Wednesday, June 29, 2011

Mad as a hornet

My little garden has been doing so well this year, since I actually plugged in the sprinkler and left the hose draped across the lawn all day, thus ensuring that things got watered on a regular basis. (Somehow unwinding and putting away the hose is an insurmountable obstacle, mentally.) I was so delighted to be given several more plants last week, including dill, parsley, rosemary, and several basil, not to mention a few tomatoes. I planted them with sweat and toil, and looked forward to the prospect of a rich harvest. And every day thereafter, the rabbits came and systematically munched their way through it.

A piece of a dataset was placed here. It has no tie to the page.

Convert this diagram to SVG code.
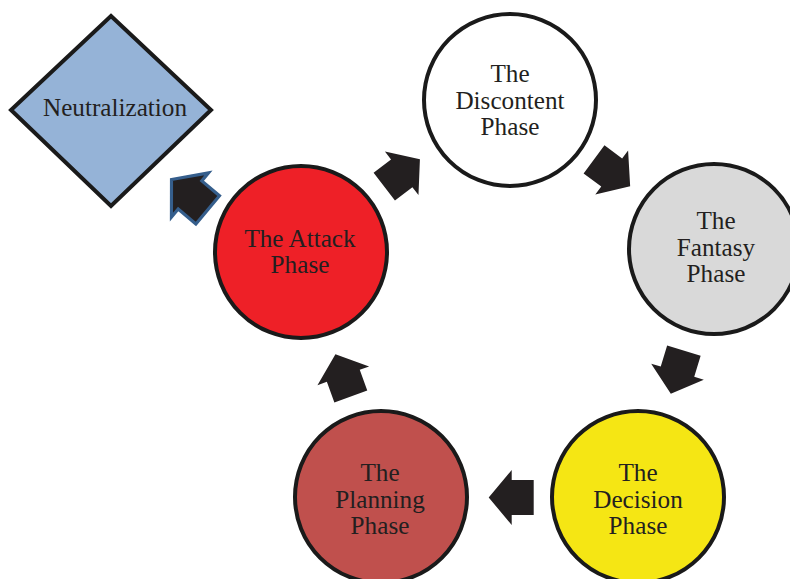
<svg xmlns="http://www.w3.org/2000/svg" width="790" height="579" viewBox="0 0 790 579">
<style>
.node{stroke:#1a1a1a;stroke-width:4}
.t{font-family:"Liberation Serif","Times New Roman",serif;font-size:25.2px;fill:#231f20;text-anchor:middle}
.arr{fill:#231f20}
</style>
<defs>
<polygon id="ar" points="-22,-17.5 0,-17.5 0,-27.5 23,0 0,27.5 0,17.5 -22,17.5"/>
</defs>
<rect width="790" height="579" fill="#ffffff"/>
<g id="neutralization">
<polygon class="node" points="111,16 211,110 111,206 11,110" fill="#95b3d7"/>
<text class="t" x="115" y="116">Neutralization</text>
</g>
<g id="discontent">
<circle class="node" cx="510" cy="100" r="86" fill="#ffffff"/>
<text class="t" x="510" y="82">The</text>
<text class="t" x="510" y="108.5">Discontent</text>
<text class="t" x="510" y="135">Phase</text>
</g>
<g id="fantasy">
<circle class="node" cx="714" cy="249" r="85" fill="#d9d9d9"/>
<text class="t" x="716" y="229">The</text>
<text class="t" x="716" y="255.5">Fantasy</text>
<text class="t" x="716" y="282">Phase</text>
</g>
<g id="decision">
<circle class="node" cx="638" cy="497" r="86" fill="#f5e614"/>
<text class="t" x="638" y="481">The</text>
<text class="t" x="638" y="507.5">Decision</text>
<text class="t" x="638" y="534">Phase</text>
</g>
<g id="planning">
<circle class="node" cx="381" cy="497" r="86" fill="#c0504d"/>
<text class="t" x="380" y="481">The</text>
<text class="t" x="380" y="507.5">Planning</text>
<text class="t" x="380" y="534">Phase</text>
</g>
<g id="attack">
<circle class="node" cx="301" cy="252" r="86" fill="#ee2027"/>
<text class="t" x="300" y="247">The Attack</text>
<text class="t" x="300" y="273">Phase</text>
</g>
<g id="connectors">
<use href="#ar" class="arr" transform="translate(401.7,173.3) rotate(-37.6)"/>
<use href="#ar" class="arr" transform="translate(611.7,172.5) rotate(36.6)"/>
<use href="#ar" class="arr" transform="translate(677.5,371.7) rotate(106.9)"/>
<use href="#ar" class="arr" transform="translate(511.7,497.5) rotate(180)"/>
<use href="#ar" class="arr" transform="translate(343.3,375.8) rotate(-110)"/>
<use href="#ar" class="arr" transform="translate(190,195) rotate(-140) scale(1.05)" stroke="#355e8c" stroke-width="3" stroke-linejoin="miter"/>
</g>
</svg>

Our garden, let it be noted, was already enclosed with a chain link fence. Michael wrapped chicken wire along the lower portion a few years ago, and secured it tightly to the fence with tie straps last year, because rabbits still wriggled through. Now we think they must have begun to burrow under the chain link fencing, enticed by the fragrance of the herbs. It's very disappointing, to say the least.

I went out there the other day with a shovel to pound clay along the fence line and build up an earthen dike sufficient to deter the little beasts. Red Georgia clay we have in profusion, and I was excavating a deep hole nearby and pounding it around the fence with great ferocity when I noticed a flurry of yellow jackets coalescing with astonishing rapidity. Four of them got to me as I beat a hasty retreat. The internet informed me that I had up to 20 hours to die of anaphylactic shock, so when that didn't happen, I concluded happily that I am not allergic to hornets.

Meanwhile the rabbits continue to devour my hard-earned produce, and I seethe with Wile E. Coyote-like rage. Each morning when I survey the desolation, I can practically feel my eyeballs swirl with red indignation as I contemplate lining the garden with mousetraps, poison, venus fly-traps, and TNT. First we have to vanquish the hornets. Why can't the hornets sting the rabbits?